WeeklyTake

Following a remarkable performance in Game 6 of the Western Conference Quarterfinals against the Utah Jazz, Denver Nuggets guard Jamal Murray broke down in tears during his post-game interview. Not just because of keeping his team alive in the playoffs, but because of the ongoing police brutality that continues in the United States. 

While the NBA Playoffs were in full swing, Jacob Blake, a Black man, was senselessly shot seven times in the back by police in Kenosha, Wisconsin even though he did not pose an immediate threat. The shooting occurred because the cops used racial bias and assumed that Blake would become violent because he is a Black man. 

The Black Lives Matter movement, although this doesn’t need to be explained anymore, is not anti-white or anti-police. The movement spreads awareness that Black people in the United States are being brutalized or murdered by police at an alarming rate. How many times on the news in the last few years do we hear about Black people and their unfortunate run-ins with the police? Too many. 

It’s not just being pulled over in a car. Black people can’t even sleep in their beds without threat of being killed by police like Breonna Taylor was. 

Now that Black athletes want to speak up in support of racial justice, people are continuing to tell them to “shut up and dribble” or “stick to sports.” No more. 

Today, we are only seen as sources of entertainment, we are the professional athletes, the singers, the actors, the dancers. Any form of entertainment you can think of, we are the majority. But when it is time like these where our voices need to be heard because we are sick and tired of constantly being second-class citizens, we are told to not get involved and continue providing entertainment. 
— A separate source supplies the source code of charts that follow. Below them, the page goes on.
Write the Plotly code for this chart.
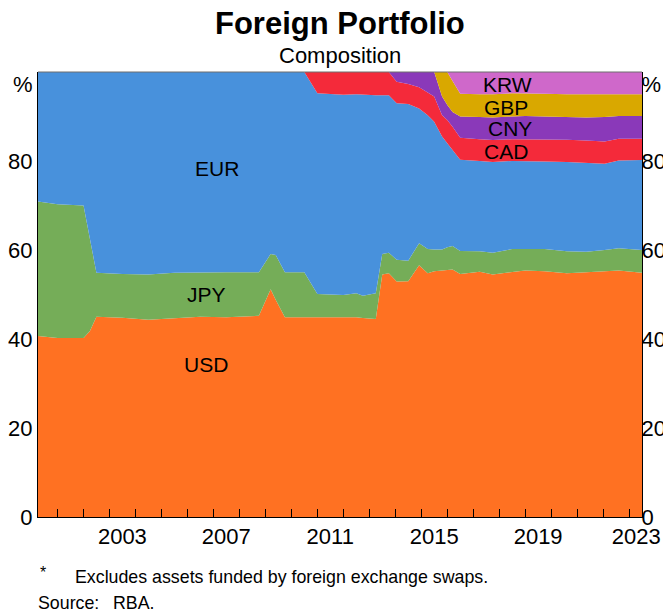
"""Foreign Portfolio composition - stacked area, RBA style."""
import plotly.graph_objects as go

dates = [
    "2000-04-01", "2001-01-01", "2002-01-01", "2002-04-01", "2002-07-01",
    "2003-07-01", "2004-07-01", "2005-07-01", "2006-07-01", "2007-07-01",
    "2008-10-01", "2009-03-15", "2009-05-25", "2009-10-01", "2010-07-01",
    "2011-01-01", "2012-01-01", "2012-07-01", "2012-10-01", "2013-04-01",
    "2013-07-01", "2013-10-01", "2014-01-20", "2014-07-01", "2014-12-01",
    "2015-04-01", "2015-07-01", "2015-10-20", "2016-01-01", "2016-03-15",
    "2016-07-01", "2017-04-01", "2017-10-01", "2018-07-01", "2019-01-01",
    "2019-10-01", "2020-08-07", "2021-05-08", "2022-01-20", "2022-08-07",
    "2023-06-30",
]

usd = [40.7, 40.2, 40.2, 41.8, 45.0, 44.8, 44.3, 44.6, 45.0, 44.9,
       45.2, 51.2, 48.8, 44.9, 44.8, 44.9, 44.9, 44.9, 44.7, 44.5,
       54.5, 54.8, 52.9, 53.0, 56.6, 54.8, 55.2, 55.4, 55.5, 55.6,
       54.6, 55.1, 54.5, 55.0, 55.4, 55.2, 54.8, 55.0, 55.2, 55.4,
       54.9]
jpy = [30.2, 30.1, 29.8, 20.7, 9.9, 9.8, 10.2, 10.3, 10.0, 10.1,
       9.8, 7.9, 10.1, 10.1, 10.2, 5.2, 5.0, 5.4, 5.0, 5.8,
       4.6, 4.6, 4.9, 4.6, 4.9, 5.4, 4.9, 4.7, 5.1, 5.3,
       5.2, 4.6, 4.9, 5.2, 4.8, 5.0, 4.9, 4.6, 4.8, 5.0,
       5.1]
eur = [29.1, 29.7, 30.0, 37.5, 45.1, 45.4, 45.5, 45.1, 45.0, 45.0,
       45.0, 40.9, 41.1, 45.0, 45.0, 45.1, 45.0, 44.7, 45.2, 44.5,
       35.7, 35.4, 35.2, 35.2, 30.3, 30.1, 28.7, 25.4, 23.4, 21.6,
       20.5, 20.3, 20.4, 19.8, 19.8, 19.7, 20.1, 20.0, 19.4, 19.7,
       20.2]
cad = [0, 0, 0, 0, 0, 0, 0, 0, 0, 0,
       0, 0, 0, 0, 0, 4.8, 5.1, 5.0, 5.1, 5.2,
       5.2, 5.2, 4.8, 4.5, 4.8, 5.2, 5.7, 4.8, 5.2, 5.2,
       4.9, 4.9, 4.9, 4.9, 4.9, 4.9, 5.0, 5.0, 5.0, 4.9,
       4.8]
cny = [0, 0, 0, 0, 0, 0, 0, 0, 0, 0,
       0, 0, 0, 0, 0, 0, 0, 0, 0, 0,
       0, 0, 2.2, 2.7, 3.4, 4.5, 5.5, 4.2, 3.4, 3.3,
       4.8, 5.0, 5.1, 5.1, 5.2, 5.2, 5.1, 5.2, 5.5, 5.1,
       5.1]
gbp = [0, 0, 0, 0, 0, 0, 0, 0, 0, 0,
       0, 0, 0, 0, 0, 0, 0, 0, 0, 0,
       0, 0, 0, 0, 0, 0, 0, 5.5, 7.4, 7.0,
       5.1, 5.1, 5.2, 5.2, 5.1, 5.1, 5.1, 5.2, 5.1, 5.0,
       4.9]
krw = [0, 0, 0, 0, 0, 0, 0, 0, 0, 0,
       0, 0, 0, 0, 0, 0, 0, 0, 0, 0,
       0, 0, 0, 0, 0, 0, 0, 0, 0, 2.0,
       4.9, 5.0, 5.0, 4.8, 4.8, 4.9, 5.0, 5.0, 5.0, 4.9,
       5.0]

series = [
    ("USD", usd, "#ff7122"),
    ("JPY", jpy, "#75ad58"),
    ("EUR", eur, "#4891dc"),
    ("CAD", cad, "#f42a3a"),
    ("CNY", cny, "#8a39b9"),
    ("GBP", gbp, "#d9a800"),
    ("KRW", krw, "#cf68ca"),
]

# label positions (date, %) for the series names
labels = [
    ("USD", "2006-09-13", 34.2),
    ("JPY", "2006-09-27", 49.9),
    ("EUR", "2007-02-17", 78.4),
    ("CAD", "2018-04-12", 82.2),
    ("CNY", "2018-05-26", 87.2),
    ("GBP", "2018-04-12", 92.1),
    ("KRW", "2018-04-22", 97.1),
]

year_labels = ["2003", "2007", "2011", "2015", "2019", "2023"]
year_label_pos = ["2003-07-01", "2007-07-01", "2011-07-01", "2015-07-01",
                  "2019-07-01", "2023-04-10"]
year_ticks = [f"{y}-01-01" for y in range(2001, 2024)]

y_vals = [0, 20, 40, 60, 80, 97.3]
y_text = ["0", "20", "40", "60", "80", "%"]

FONT = "Liberation Sans, Arial, sans-serif"

fig = go.Figure()
for name, vals, color in series:
    fig.add_trace(go.Scatter(
        x=dates, y=vals, name=name, stackgroup="one", mode="lines",
        line=dict(width=0, color=color), fillcolor=color,
        hovertemplate=name + ": %{y:.1f}%<extra></extra>",
    ))

# empty trace so the right-hand axis gets drawn
fig.add_trace(go.Scatter(x=[dates[0]], y=[0], yaxis="y2", mode="none",
                         showlegend=False, hoverinfo="skip"))

for name, d, v in labels:
    fig.add_annotation(x=d, y=v, text=name, showarrow=False,
                       font=dict(size=21, color="black", family=FONT))

yax = dict(range=[0, 100], tickvals=y_vals, ticktext=y_text, ticks="",
           showgrid=False, zeroline=False, showline=True, linecolor="black",
           linewidth=1, tickfont=dict(size=22, color="black", family=FONT),
           fixedrange=True, automargin=False)

# page body adds an 8px margin, so the figure is sized to fill the rest
fig.update_layout(
    width=663, height=603,
    margin=dict(l=30, r=29, t=64, b=94),
    paper_bgcolor="white", plot_bgcolor="white",
    showlegend=False,
    font=dict(family=FONT, color="black"),
    xaxis=dict(
        type="date", range=["2000-04-01", "2023-06-30"],
        tickvals=year_label_pos, ticktext=year_labels, ticks="",
        showgrid=False, zeroline=False, showline=True, linecolor="black",
        linewidth=1, tickfont=dict(size=22, color="black", family=FONT),
        automargin=False,
        minor=dict(tickvals=year_ticks, ticks="inside", ticklen=8,
                   tickcolor="black", tickwidth=1, showgrid=False),
    ),
    yaxis=yax,
    yaxis2=dict(yax, overlaying="y", side="right", ticklen=0,
                ticklabelstandoff=-6),
)

fig.add_shape(type="line", xref="paper", yref="paper", x0=0, x1=1, y0=1, y1=1,
              line=dict(color="#6e6e6e", width=1))

fig.add_annotation(text="<b>Foreign Portfolio</b>", xref="paper", yref="paper",
                   x=0.5, y=1, yanchor="middle", yshift=49, showarrow=False,
                   font=dict(size=31, family=FONT, color="black"))
fig.add_annotation(text="Composition", xref="paper", yref="paper",
                   x=0.5, y=1, yanchor="middle", yshift=17, showarrow=False,
                   font=dict(size=22, family=FONT, color="black"))

fig.add_annotation(text="*", xref="paper", yref="paper", x=0, y=0, xshift=0,
                   yanchor="middle", yshift=-55, xanchor="left",
                   showarrow=False,
                   font=dict(size=16, family=FONT, color="black"))
fig.add_annotation(text="Excludes assets funded by foreign exchange swaps.",
                   xref="paper", yref="paper", x=0, y=0, xshift=35,
                   yanchor="middle", yshift=-60, xanchor="left",
                   showarrow=False,
                   font=dict(size=17.8, family=FONT, color="black"))
fig.add_annotation(text="Source:", xref="paper", yref="paper", x=0, y=0,
                   xshift=-2, yanchor="middle", yshift=-85, xanchor="left",
                   height=19, showarrow=False,
                   font=dict(size=17.8, family=FONT, color="black"))
fig.add_annotation(text="RBA.", xref="paper", yref="paper", x=0, y=0,
                   xshift=73, yanchor="middle", yshift=-85, xanchor="left",
                   height=19, showarrow=False,
                   font=dict(size=17.8, family=FONT, color="black"))

fig.write_html("out.html")
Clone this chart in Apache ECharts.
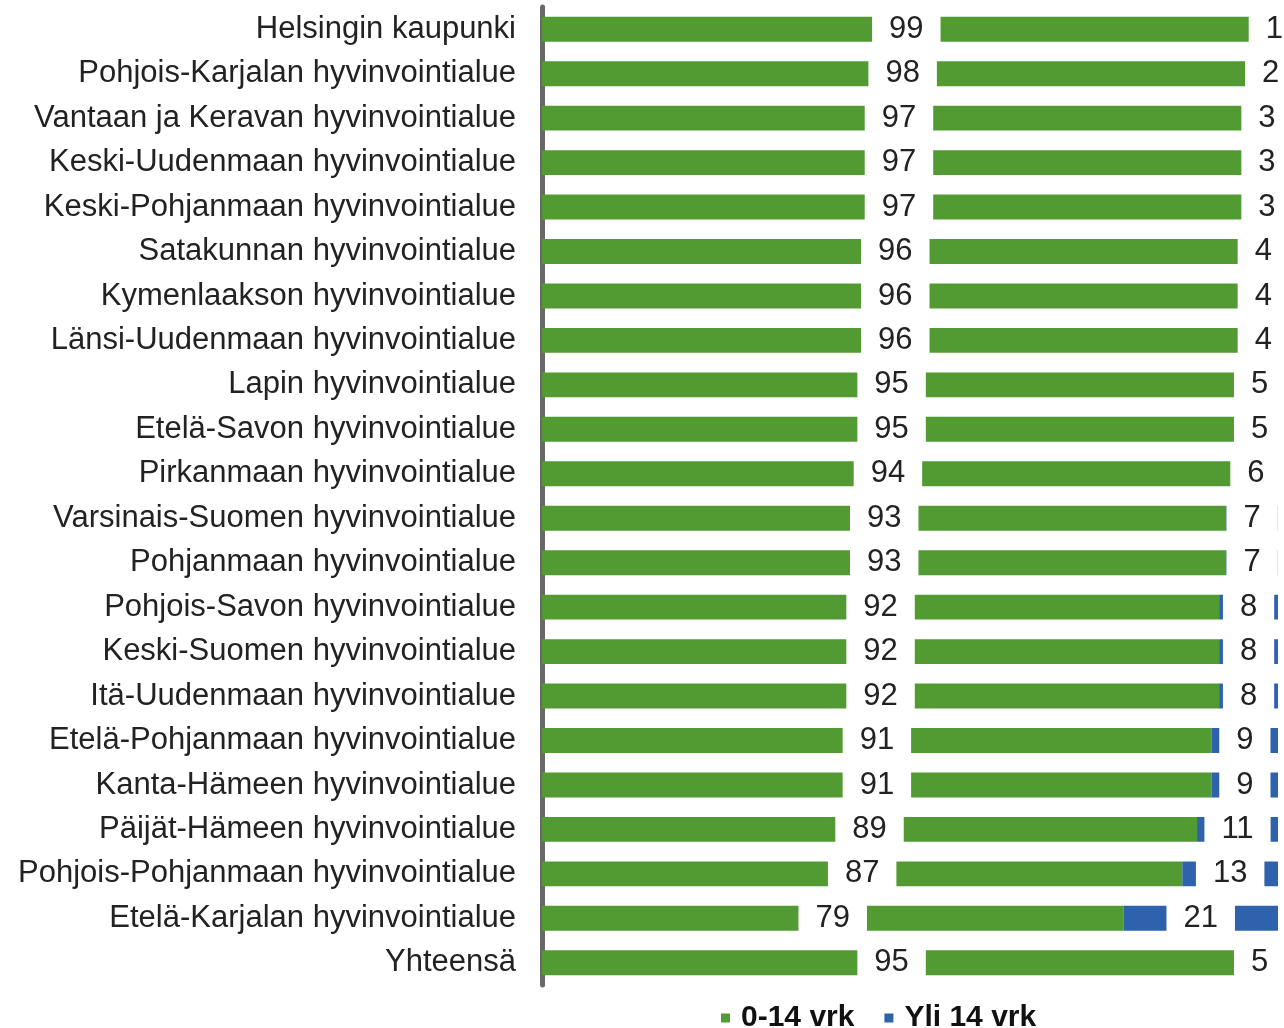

There is nothing more privileged than saying that you use entertainment to escape from reality’s horrors. Do you know why? Because Black people have to live out these horrors and live in fear on a daily basis because of the tone of their skin. 

I have never had any negative interactions with police, but that doesn’t mean I don’t get nervous whenever I see a Flagstaff Police Department car pass by me when I’m walking outside. It’s that instinctual fear as to why I can’t respect people who need Black people to escape from the world. 

We aren’t just entertainers, we are people as well. Our voices mean just as much as anyone else’s.

Now is the time to take a step back and actually listen to us. We know you hear us because you want to denounce us, but you aren’t actually listening. All Black people want is to be seen as equals and not be stereotyped or have police judge us because of the color of our skin. 

Now’s the time for you to join the Black community and say one important phrase — enough is enough.